WORK TO COMPLETE: Give an exact transcription of every line, dropping the images.
* Begin SUPPLIED INFORMATION *
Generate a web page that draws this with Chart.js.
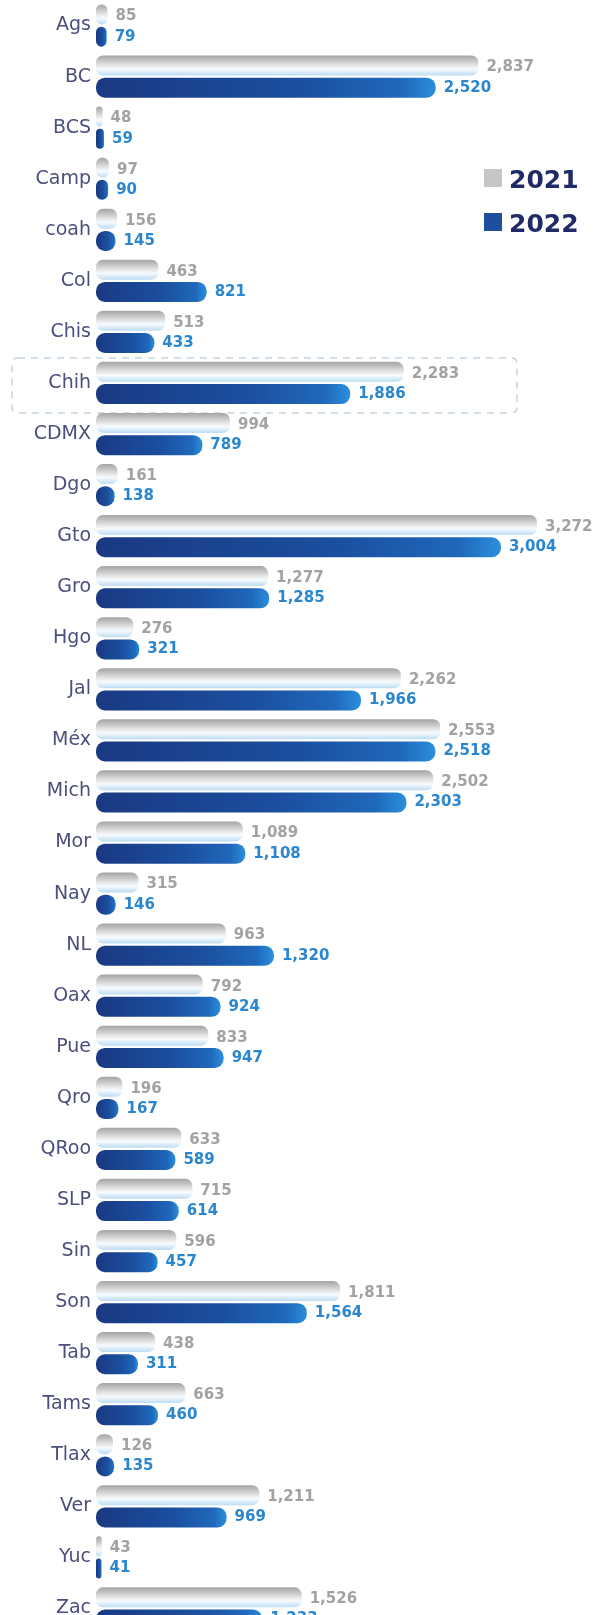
<!DOCTYPE html>
<html>
<head>
<meta charset="utf-8">
<script src="https://cdn.jsdelivr.net/npm/chart.js@4.4.1/dist/chart.umd.min.js"></script>
<style>
  html, body { margin: 0; padding: 0; background: #ffffff; overflow: hidden; width: 609px; height: 1615px; }
  #wrap { position: absolute; left: 0; top: 0; width: 609px; height: 1634px; }
  .leg { position: absolute; font-family: "DejaVu Sans", sans-serif; font-weight: bold; font-size: 25px; color: #1f2a66; line-height: 1; }
  .sw { position: absolute; width: 18px; height: 18px; }
</style>
</head>
<body>
<div id="wrap"><canvas id="c" width="609" height="1634"></canvas></div>
<div class="sw" style="left:484px; top:169px; background:#c6c6c6;"></div>
<div class="leg" style="left:509px; top:167px;">2021</div>
<div class="sw" style="left:484px; top:213px; background:#1d4f9e;"></div>
<div class="leg" style="left:509px; top:211px;">2022</div>
<script>
const categories = ["Ags","BC","BCS","Camp","coah","Col","Chis","Chih","CDMX","Dgo","Gto","Gro","Hgo","Jal","Méx","Mich","Mor","Nay","NL","Oax","Pue","Qro","QRoo","SLP","Sin","Son","Tab","Tams","Tlax","Ver","Yuc","Zac"];
const seriesNames = ["2021", "2022"];
const values2021 = [85, 2837, 48, 97, 156, 463, 513, 2283, 994, 161, 3272, 1277, 276, 2262, 2553, 2502, 1089, 315, 963, 792, 833, 196, 633, 715, 596, 1811, 438, 663, 126, 1211, 43, 1526];
const values2022 = [79, 2520, 59, 90, 145, 821, 433, 1886, 789, 138, 3004, 1285, 321, 1966, 2518, 2303, 1108, 146, 1320, 924, 947, 167, 589, 614, 457, 1564, 311, 460, 135, 969, 41, 1233];
const highlighted = "Chih";

const CAT_PCT = 0.87;
const BAR_PCT = 0.9;

function ok() { for (const a of arguments) if (!Number.isFinite(a)) return false; return true; }

function barBounds(chart, dsIndex, i) {
  const ys = chart.scales.y;
  const c = ys.getPixelForValue(i);
  const band = ys.height / categories.length;
  const slot = band * CAT_PCT / 2;
  const bc = c + (dsIndex === 0 ? -slot / 2 : slot / 2);
  const h = slot * BAR_PCT / 2;
  return { top: bc - h, bottom: bc + h };
}

function fill2021(ctx) {
  const chart = ctx.chart;
  if (ctx.dataIndex === undefined || !chart.scales || !chart.scales.y) return '#d3d3d3';
  const b = barBounds(chart, 0, ctx.dataIndex);
  if (!ok(b.top, b.bottom) || b.bottom <= b.top) return '#d3d3d3';
  const g = chart.ctx.createLinearGradient(0, b.top, 0, b.bottom);
  g.addColorStop(0, '#a4a4a4');
  g.addColorStop(0.3, '#cbcbcb');
  g.addColorStop(0.5, '#e6e6e6');
  g.addColorStop(0.68, '#f7fbfe');
  g.addColorStop(1, '#bcdcf3');
  return g;
}

function fill2022(ctx) {
  const chart = ctx.chart;
  if (ctx.dataIndex === undefined || !chart.scales || !chart.scales.x) return '#1d4f9e';
  const xs = chart.scales.x;
  const x0 = xs.getPixelForValue(0);
  const x1 = xs.getPixelForValue(values2022[ctx.dataIndex]);
  if (!ok(x0, x1)) return '#1d4f9e';
  const g = chart.ctx.createLinearGradient(x0, 0, Math.max(x1, x0 + 1), 0);
  g.addColorStop(0, '#1a3982');
  g.addColorStop(0.6, '#1b4f9f');
  g.addColorStop(0.9, '#1f68bb');
  g.addColorStop(1, '#2b8fdc');
  return g;
}

const valueLabels = {
  id: 'valueLabels',
  afterDatasetsDraw(chart) {
    const c = chart.ctx;
    c.save();
    c.font = 'bold 15px "DejaVu Sans", sans-serif';
    c.textAlign = 'left';
    c.textBaseline = 'middle';
    chart.data.datasets.forEach((ds, di) => {
      const meta = chart.getDatasetMeta(di);
      c.fillStyle = di === 0 ? '#a2a2a2' : '#2b86d0';
      meta.data.forEach((el, i) => {
        const v = ds.data[i];
        c.fillText(v.toLocaleString('en-US'), el.x + 8, el.y + (di === 0 ? 2 : 0));
      });
    });
    c.restore();
  }
};

const highlightBox = {
  id: 'highlightBox',
  beforeDatasetsDraw(chart) {
    const idx = categories.indexOf(highlighted);
    if (idx < 0) return;
    const ys = chart.scales.y;
    const c = ys.getPixelForValue(idx);
    const left = 12, right = chart.chartArea.left + 421;
    const top = c - 25, bottom = c + 30, r = 6;
    const ctx = chart.ctx;
    ctx.save();
    ctx.strokeStyle = '#c3d3e4';
    ctx.lineWidth = 1.5;
    ctx.setLineDash([7, 6]);
    ctx.beginPath();
    ctx.moveTo(left + r, top);
    ctx.lineTo(right - r, top);
    ctx.quadraticCurveTo(right, top, right, top + r);
    ctx.lineTo(right, bottom - r);
    ctx.quadraticCurveTo(right, bottom, right - r, bottom);
    ctx.lineTo(left + r, bottom);
    ctx.quadraticCurveTo(left, bottom, left, bottom - r);
    ctx.lineTo(left, top + r);
    ctx.quadraticCurveTo(left, top, left + r, top);
    ctx.stroke();
    ctx.restore();
  }
};

new Chart(document.getElementById('c'), {
  type: 'bar',
  data: {
    labels: categories,
    datasets: [
      {
        label: seriesNames[0],
        data: values2021,
        backgroundColor: fill2021,
        borderRadius: 7,
        borderSkipped: false,
        categoryPercentage: CAT_PCT,
        barPercentage: BAR_PCT
      },
      {
        label: seriesNames[1],
        data: values2022,
        backgroundColor: fill2022,
        borderRadius: 9,
        borderSkipped: false,
        categoryPercentage: CAT_PCT,
        barPercentage: BAR_PCT
      }
    ]
  },
  options: {
    indexAxis: 'y',
    responsive: false,
    animation: false,
    devicePixelRatio: 1,
    layout: { padding: 0 },
    plugins: {
      legend: { display: false },
      tooltip: { enabled: false }
    },
    scales: {
      x: {
        display: false,
        min: 0,
        max: 3806
      },
      y: {
        afterFit(scale) { scale.width = 96; scale.paddingTop = 0; scale.paddingBottom = 0; },
        grid: { display: false, drawTicks: false },
        border: { display: false },
        ticks: {
          padding: 5,
          color: '#4b4f7d',
          font: { family: '"DejaVu Sans", sans-serif', size: 19 }
        }
      }
    }
  },
  plugins: [highlightBox, valueLabels]
});
</script>
</body>
</html>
* End SUPPLIED INFORMATION *
REPLY:
Generate a web page that draws this with Chart.js.
<!DOCTYPE html>
<html>
<head>
<meta charset="utf-8">
<script src="https://cdn.jsdelivr.net/npm/chart.js@4.4.1/dist/chart.umd.min.js"></script>
<style>
  html, body { margin: 0; padding: 0; background: #ffffff; overflow: hidden; width: 609px; height: 1615px; }
  #wrap { position: absolute; left: 0; top: 0; width: 609px; height: 1634px; }
  .leg { position: absolute; font-family: "DejaVu Sans", sans-serif; font-weight: bold; font-size: 25px; color: #1f2a66; line-height: 1; }
  .sw { position: absolute; width: 18px; height: 18px; }
</style>
</head>
<body>
<div id="wrap"><canvas id="c" width="609" height="1634"></canvas></div>
<div class="sw" style="left:484px; top:169px; background:#c6c6c6;"></div>
<div class="leg" style="left:509px; top:167px;">2021</div>
<div class="sw" style="left:484px; top:213px; background:#1d4f9e;"></div>
<div class="leg" style="left:509px; top:211px;">2022</div>
<script>
const categories = ["Ags","BC","BCS","Camp","coah","Col","Chis","Chih","CDMX","Dgo","Gto","Gro","Hgo","Jal","Méx","Mich","Mor","Nay","NL","Oax","Pue","Qro","QRoo","SLP","Sin","Son","Tab","Tams","Tlax","Ver","Yuc","Zac"];
const seriesNames = ["2021", "2022"];
const values2021 = [85, 2837, 48, 97, 156, 463, 513, 2283, 994, 161, 3272, 1277, 276, 2262, 2553, 2502, 1089, 315, 963, 792, 833, 196, 633, 715, 596, 1811, 438, 663, 126, 1211, 43, 1526];
const values2022 = [79, 2520, 59, 90, 145, 821, 433, 1886, 789, 138, 3004, 1285, 321, 1966, 2518, 2303, 1108, 146, 1320, 924, 947, 167, 589, 614, 457, 1564, 311, 460, 135, 969, 41, 1233];
const highlighted = "Chih";

const CAT_PCT = 0.87;
const BAR_PCT = 0.9;

function ok() { for (const a of arguments) if (!Number.isFinite(a)) return false; return true; }

function barBounds(chart, dsIndex, i) {
  const ys = chart.scales.y;
  const c = ys.getPixelForValue(i);
  const band = ys.height / categories.length;
  const slot = band * CAT_PCT / 2;
  const bc = c + (dsIndex === 0 ? -slot / 2 : slot / 2);
  const h = slot * BAR_PCT / 2;
  return { top: bc - h, bottom: bc + h };
}

function fill2021(ctx) {
  const chart = ctx.chart;
  if (ctx.dataIndex === undefined || !chart.scales || !chart.scales.y) return '#d3d3d3';
  const b = barBounds(chart, 0, ctx.dataIndex);
  if (!ok(b.top, b.bottom) || b.bottom <= b.top) return '#d3d3d3';
  const g = chart.ctx.createLinearGradient(0, b.top, 0, b.bottom);
  g.addColorStop(0, '#a4a4a4');
  g.addColorStop(0.3, '#cbcbcb');
  g.addColorStop(0.5, '#e6e6e6');
  g.addColorStop(0.68, '#f7fbfe');
  g.addColorStop(1, '#bcdcf3');
  return g;
}

function fill2022(ctx) {
  const chart = ctx.chart;
  if (ctx.dataIndex === undefined || !chart.scales || !chart.scales.x) return '#1d4f9e';
  const xs = chart.scales.x;
  const x0 = xs.getPixelForValue(0);
  const x1 = xs.getPixelForValue(values2022[ctx.dataIndex]);
  if (!ok(x0, x1)) return '#1d4f9e';
  const g = chart.ctx.createLinearGradient(x0, 0, Math.max(x1, x0 + 1), 0);
  g.addColorStop(0, '#1a3982');
  g.addColorStop(0.6, '#1b4f9f');
  g.addColorStop(0.9, '#1f68bb');
  g.addColorStop(1, '#2b8fdc');
  return g;
}

const valueLabels = {
  id: 'valueLabels',
  afterDatasetsDraw(chart) {
    const c = chart.ctx;
    c.save();
    c.font = 'bold 15px "DejaVu Sans", sans-serif';
    c.textAlign = 'left';
    c.textBaseline = 'middle';
    chart.data.datasets.forEach((ds, di) => {
      const meta = chart.getDatasetMeta(di);
      c.fillStyle = di === 0 ? '#a2a2a2' : '#2b86d0';
      meta.data.forEach((el, i) => {
        const v = ds.data[i];
        c.fillText(v.toLocaleString('en-US'), el.x + 8, el.y + (di === 0 ? 2 : 0));
      });
    });
    c.restore();
  }
};

const highlightBox = {
  id: 'highlightBox',
  beforeDatasetsDraw(chart) {
    const idx = categories.indexOf(highlighted);
    if (idx < 0) return;
    const ys = chart.scales.y;
    const c = ys.getPixelForValue(idx);
    const left = 12, right = chart.chartArea.left + 421;
    const top = c - 25, bottom = c + 30, r = 6;
    const ctx = chart.ctx;
    ctx.save();
    ctx.strokeStyle = '#c3d3e4';
    ctx.lineWidth = 1.5;
    ctx.setLineDash([7, 6]);
    ctx.beginPath();
    ctx.moveTo(left + r, top);
    ctx.lineTo(right - r, top);
    ctx.quadraticCurveTo(right, top, right, top + r);
    ctx.lineTo(right, bottom - r);
    ctx.quadraticCurveTo(right, bottom, right - r, bottom);
    ctx.lineTo(left + r, bottom);
    ctx.quadraticCurveTo(left, bottom, left, bottom - r);
    ctx.lineTo(left, top + r);
    ctx.quadraticCurveTo(left, top, left + r, top);
    ctx.stroke();
    ctx.restore();
  }
};

new Chart(document.getElementById('c'), {
  type: 'bar',
  data: {
    labels: categories,
    datasets: [
      {
        label: seriesNames[0],
        data: values2021,
        backgroundColor: fill2021,
        borderRadius: 7,
        borderSkipped: false,
        categoryPercentage: CAT_PCT,
        barPercentage: BAR_PCT
      },
      {
        label: seriesNames[1],
        data: values2022,
        backgroundColor: fill2022,
        borderRadius: 9,
        borderSkipped: false,
        categoryPercentage: CAT_PCT,
        barPercentage: BAR_PCT
      }
    ]
  },
  options: {
    indexAxis: 'y',
    responsive: false,
    animation: false,
    devicePixelRatio: 1,
    layout: { padding: 0 },
    plugins: {
      legend: { display: false },
      tooltip: { enabled: false }
    },
    scales: {
      x: {
        display: false,
        min: 0,
        max: 3806
      },
      y: {
        afterFit(scale) { scale.width = 96; scale.paddingTop = 0; scale.paddingBottom = 0; },
        grid: { display: false, drawTicks: false },
        border: { display: false },
        ticks: {
          padding: 5,
          color: '#4b4f7d',
          font: { family: '"DejaVu Sans", sans-serif', size: 19 }
        }
      }
    }
  },
  plugins: [highlightBox, valueLabels]
});
</script>
</body>
</html>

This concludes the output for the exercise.